Muito recentemente, a Igreja de Jesus Cristo dos Santos dos Últimos Dias teve outra dessas discussões, pois recebeu uma revelação que proibía o uso de bebidas quentes, logo, do café e do chocolate. Mas e se os bebessem frios? Os muito rígidos, dentro da mesma seita, acharam de proibir também a Coca-Cola por causa da cafeína.
O que ficou na mente de muito europeu católico foi a implicância contra o bacalhau que cheirava mal. Elizabeth David, a grande escritora e cozinheira inglesa que acordou ainda menina para a comida na França, conta que fugia do almoço das sextas na casa burguesa onde se hospedava para escapar do jejum de peixe. Para ela, era um mistério que pessoas tão ligadas à boa comida conseguissem comer aquela gororoba que era o bacalhau seco e cozido de sexta-feira.

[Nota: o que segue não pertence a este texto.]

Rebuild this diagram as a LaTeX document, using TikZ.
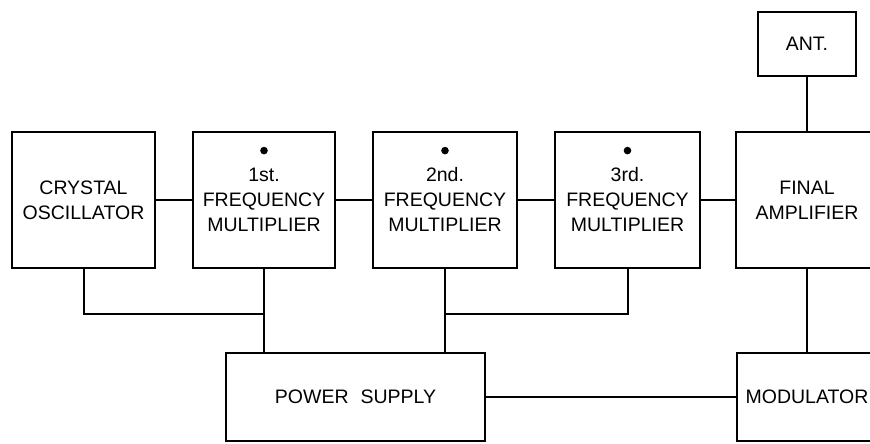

"Cinzento, pegajoso, em grandes postas horrendas." Era praticamente jogado na travessa. Sem molho ou acompanhamento. Naquele tempo, ela desconhecia as infinitas e deliciosas maneiras de preparar o bacalhau na Provença. E a cozinheira deles, ainda por cima, era normanda. E a gente do sul ria só com a idéia de que um normando soubesse preparar bem um bacalhau. Podia executar os melhores mexilhões, "moules à la crème", mas esse peixe seco não poderia fazer parte do repertório.
E assim vão os jejuns e as lendas sobre os jejuns. A nossa época, com certeza, será lembrada como aquela em que se fazia jejum o ano inteiro e todos se locupletavam com uma boa bacalhoada na Sexta-Feira Santa e não se preocupavam a mínima se podiam ou não comer chocolate, que, ao contrário, é parte integrante da dieta da Quaresma.